Dr. Sherry has over 26 years experience in the industry and academia ranging from aircraft flight test engineer, cockpit avionics design and certification engineer, lead system engineer, program manager, business development and strategic planning, and researcher. Dr. Sherry's research interests are in the analysis and simulation of stochastic network-of-networks composed of autonomous, complex, adaptive agents. He has published over 100 papers and journal articles, holds several patents, and has received several awards for his work.
Jorge Haddock is Dean of the School of Management at George Mason University. Prior to coming to Mason, he was Dean of the University of Richmond’s School of Business and Associate Dean and Professor of Management Science and Information Technology in the Lally School of Management and Technology at Rensselaer Polytechnic Institute.

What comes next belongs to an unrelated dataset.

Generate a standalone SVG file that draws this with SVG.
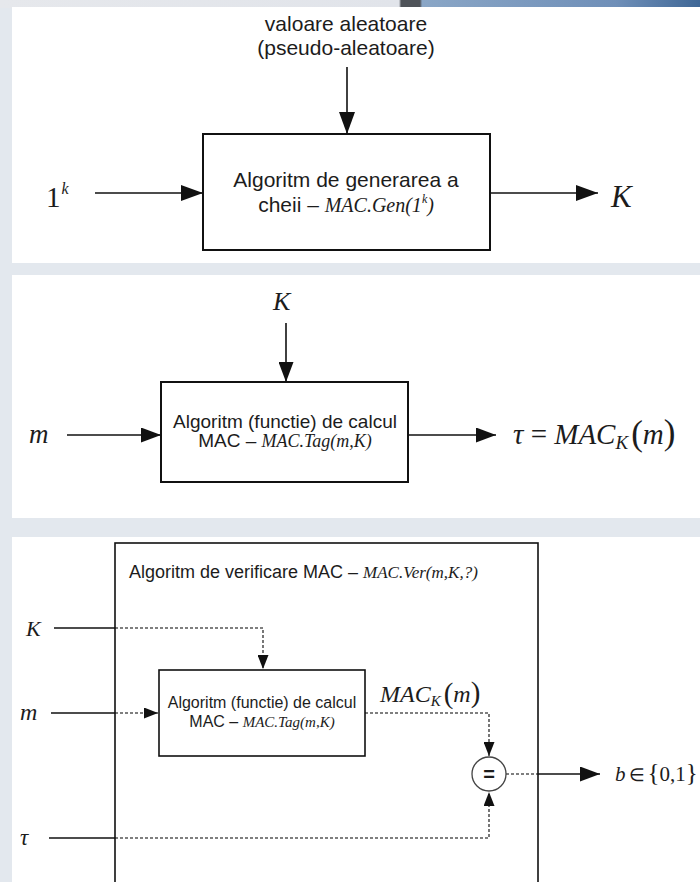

Haddock earned a BS in civil engineering from the University of Puerto Rico, an MS in management engineering from Rensselaer Polytechnic Institute and a PhD in industrial engineering from Purdue University. His primary teaching interests include operations research, production planning and information technology. His primary research interests involve the design and implementation of effective information technology, production and service systems, as well as their effect on corporate culture.
Haddock combines his administrative responsibilities with a passion for research, which has translated to more than 70 publications that he has authored or co-authored. He is also the co-inventor of the patent “Method of System for Providing Credit Support to Parties Associated with Derivative and Other Financial Transactions.” He has been a consultant to several companies, including Mackie Designs, CSX World Terminals, Citicorp, Citibank (Wall Street) Bendix, Jiffy Lube and others.
Haddock has been recognized throughout the years for his academic contributions to the community and most recently was honored with the 2009 Virginia Hispanic Educator of the Year Award from the Virginia Hispanic Chamber of Commerce.
Amy L. Best is Associate Professor of Sociology in the Department of Sociology and Anthropology at George Mason University. Her research focuses on the study of youth, culture and social inequalities, with a particular interest in how gender, ethnicity, race and class differently shape the social experiences of contemporary American youth. She is interested in qualitative and feminist approaches to social research. Best is author of Prom Night Youth, Schools and Popular Culture (2000 Routledge), which was selected for the 2002 American Educational Studies Association Critics’ Choice Award, Fast Cars: Cool Rides: The Accelerating World of Youth and Their Cars (NYU Press 2006), and is editor of Representing Youth: Methodological Issues in Critical Youth Studies (NYU Press, 2007). Best served as editor for the Culture section of Blackwell’s online journal Sociology Compass (2006-2010). She served on the editorial board of Social Psychology Quarterly (2009-2011), as an officer for the American Sociological Association’s Sex and Gender section (2009-2011). Best is the founding director of the PhD program in Public Sociology at George Mason (2008-2012).